March 29, 2014 – Emil Hagstrom analyses data from the TRILOGY ACS trial.
Results from a recent study presented at the American College of Cardiology’s Scientific Sessions conference in Washington, DC show that in patients with acute coronary syndrome (ACS), lower levels and especially very-low levels of high-density lipoprotein (HDL) cholesterol are associated with a higher long-term risk of both all-cause and cardiovascular death. Researchers found, however, that patients with low HDL cholesterol were not at an increased risk of myocardial infarction (MI) or stroke.
The study was led by DCRI fellow Emil Hagstrom, MD, PhD, (pictured right) and drew patient data from the TRILOGY ACS trial. The patient cohort, which included more than 9000 individuals, were given standard medical care but did not receive the usual percutaneous coronary intervention or coronary artery bypass graft surgery as part of their treatment. Each patient’s HDL cholesterol levels were assessed at baseline and then subsequently reexamined for up to 30 months of follow-up.

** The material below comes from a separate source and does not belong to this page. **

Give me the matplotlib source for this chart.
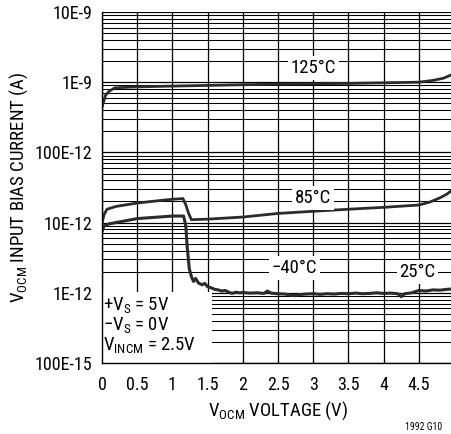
import matplotlib
matplotlib.use("Agg")
import matplotlib.pyplot as plt
from matplotlib import font_manager as fm
from matplotlib.patches import Rectangle
from matplotlib.ticker import LogLocator, NullFormatter

_avail = {f.name for f in fm.fontManager.ttflist}
_prefs = ["Liberation Sans Narrow", "Roboto Condensed", "Archivo Narrow", "PT Sans Narrow",
          "Arimo", "Liberation Sans"]
MAIN = next((p for p in _prefs if p in _avail), "DejaVu Sans")
plt.rcParams["font.family"] = [MAIN, "DejaVu Sans"]
plt.rcParams["mathtext.fontset"] = "custom"
plt.rcParams["mathtext.rm"] = MAIN
plt.rcParams["mathtext.it"] = MAIN

# ---- data ----
v125 = [0, 0.05, 0.1, 0.18, 0.4, 0.75, 1.0, 1.5, 2.0, 2.5, 3.0, 3.5, 4.0, 4.5, 4.7, 4.85, 5.0]
i125 = [4.4e-10, 6.5e-10, 7.4e-10, 8.3e-10, 8.5e-10, 8.7e-10, 8.8e-10, 9.0e-10, 9.2e-10,
        9.4e-10, 9.5e-10, 9.6e-10, 9.8e-10, 1.0e-9, 1.06e-9, 1.14e-9, 1.32e-9]

v85 = [0, 0.03, 0.07, 0.2, 0.5, 0.8, 1.0, 1.15, 1.19, 1.23, 1.27, 1.5, 2.0, 2.5, 3.0,
       3.5, 4.0, 4.5, 4.65, 4.8, 4.9, 5.0]
i85 = [9.9e-12, 1.3e-11, 1.55e-11, 1.7e-11, 1.9e-11, 2.05e-11, 2.15e-11, 2.2e-11, 1.8e-11,
       1.35e-11, 1.1e-11, 1.12e-11, 1.2e-11, 1.35e-11, 1.45e-11, 1.55e-11, 1.65e-11,
       1.78e-11, 1.95e-11, 2.25e-11, 2.55e-11, 3.05e-11]

v_low = [0, 0.03, 0.1, 0.5, 1.0, 1.16, 1.19, 1.21, 1.24, 1.27, 1.3, 1.33, 1.37, 1.42, 1.46,
         1.5, 1.55, 1.6, 1.65, 1.7, 1.75, 1.8, 1.85, 1.9, 1.95, 2.0, 2.1, 2.2, 2.3, 2.35,
         2.4, 2.5, 2.6, 2.7, 2.75, 2.8, 2.9, 3.0, 3.1, 3.2, 3.3, 3.4, 3.5, 3.6, 3.7, 3.8,
         3.9, 4.0, 4.1, 4.2, 4.25, 4.3, 4.4, 4.5, 4.6, 4.7, 4.8, 4.9, 5.0]
i_low = [7.5e-12, 9.0e-12, 9.6e-12, 1.14e-11, 1.24e-11, 1.24e-11, 9e-12, 4.5e-12, 2.2e-12,
         1.7e-12, 1.45e-12, 1.6e-12, 1.38e-12, 1.3e-12, 1.36e-12, 1.22e-12, 1.18e-12,
         1.12e-12, 1.1e-12, 1.06e-12, 1.08e-12, 1.02e-12, 0.98e-12, 1.02e-12, 1.0e-12,
         1.01e-12, 0.99e-12, 1.0e-12, 0.98e-12, 1.06e-12, 0.99e-12, 0.97e-12, 0.96e-12,
         0.92e-12, 0.91e-12, 0.94e-12, 0.96e-12, 0.97e-12, 0.95e-12, 0.97e-12, 0.96e-12,
         0.98e-12, 0.97e-12, 0.99e-12, 0.97e-12, 0.98e-12, 1.0e-12, 0.98e-12, 0.99e-12,
         0.97e-12, 0.88e-12, 0.97e-12, 1.0e-12, 1.08e-12, 1.06e-12, 1.1e-12, 1.09e-12,
         1.12e-12, 1.14e-12]

x_ticks = [0, 0.5, 1, 1.5, 2, 2.5, 3, 3.5, 4, 4.5, 5]
x_labels = ["0", "0.5", "1", "1.5", "2", "2.5", "3", "3.5", "4", "4.5", "5"]
y_ticks = [1e-13, 1e-12, 1e-11, 1e-10, 1e-9, 1e-8]
y_labels = ["100E-15", "1E-12", "10E-12", "100E-12", "1E-9", "10E-9"]

# ---- figure ----
fig = plt.figure(figsize=(4.52, 4.34), dpi=100)
ax = fig.add_axes([102 / 452, 71 / 434, 352 / 452, 351 / 434])
ax.set_yscale("log")
ax.set_xlim(0, 5)
ax.set_ylim(1e-13, 1e-8)

ax.set_xticks(x_ticks)
ax.set_xticklabels(x_labels)
ax.set_yticks(y_ticks)
ax.set_yticklabels(y_labels)
ax.yaxis.set_minor_locator(LogLocator(base=10, subs=range(2, 10), numticks=20))
ax.yaxis.set_minor_formatter(NullFormatter())

ax.set_axisbelow(True)
ax.grid(True, which="major", axis="both", color="black", linewidth=0.9)
ax.grid(True, which="minor", axis="y", color="black", linewidth=0.75)
ax.tick_params(axis="x", which="major", direction="in", length=3, width=0.8,
               labelsize=13, pad=9)
ax.tick_params(axis="y", which="both", length=0, labelsize=13, pad=7)

for s in ["top", "right"]:
    ax.spines[s].set_visible(False)
for s in ["left", "bottom"]:
    ax.spines[s].set_linewidth(1.0)
    ax.spines[s].set_zorder(5)

# white box covering grid behind annotation
ax.add_patch(Rectangle((0, 0), 110 / 352, 71 / 351, transform=ax.transAxes,
                       facecolor="white", edgecolor="none", zorder=1))

lc = "#2b2b2b"
ax.plot(v125, i125, color=lc, lw=2.0, zorder=3, solid_joinstyle="round")
ax.plot(v85, i85, color=lc, lw=2.0, zorder=3, solid_joinstyle="round")
ax.plot(v_low, i_low, color=lc, lw=2.2, zorder=3, solid_joinstyle="round")

bb = dict(facecolor="white", edgecolor="none", pad=2)
lab_kw = dict(ha="center", va="center", fontsize=13.5, bbox=bb, zorder=4)
ax.text(3.0, 1.59e-9, "125°C", **lab_kw)
ax.text(3.0, 2.24e-11, "85°C", **lab_kw)
ax.text(2.73, 2.25e-12, "\u221240°C", **lab_kw)
ax.text(4.48, 1.98e-12, "25°C", **lab_kw)

ann_kw = dict(ha="left", va="center", fontsize=13.5, zorder=4)
ax.text(0.02, 6.6e-13, r"+V$_\mathregular{S}$ = 5V", **ann_kw)
ax.text(0.02, 3.5e-13, "\u2212V$_\\mathregular{S}$ = 0V", **ann_kw)
ax.text(0.02, 1.83e-13, r"V$_\mathregular{INCM}$ = 2.5V", **ann_kw)

ax.set_xlabel(r"V$_\mathregular{OCM}$ VOLTAGE (V)", fontsize=13.5, labelpad=4)
ax.set_ylabel(r"V$_\mathregular{OCM}$ INPUT BIAS CURRENT (A)", fontsize=13.5, labelpad=3)

fig.text(405 / 452, 1 - 427 / 434, "1992 G10", fontsize=7, ha="left", va="center")

fig.savefig("out.png", dpi=100, facecolor="white")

Hagstrom explained that since there was no significant relation between low HDL cholesterol and MI, it remains unclear what the primary cause of cardiovascular death was among these patients. He pointed out that although many researchers suspect low HDL levels can increase the chances of developing a blood clot, there was no apparent correlation between baseline HDL levels and platelet reactivity in either treatment group. Thus, the underlying mechanism for increased risk of death could possibly be related to atherosclerosis rather than thrombosis.
According to Hagstrom, the study findings show the need for ongoing research into the influences of HDL cholesterol and the best ways to affect its levels in patients. He said that this study shows a strong correlation between very-low HDL levels and patient death, and this is a finding that certainly warrants further exploration.
“In previous clinical trials, patients have been given the same treatment regimens regardless of their HDL baseline levels,” said Hagstrom. “Based on our findings in this study, we would recommend that future trials explore the advantages of specifically identifying patients with low HDL levels and designing targeted therapies for this group.”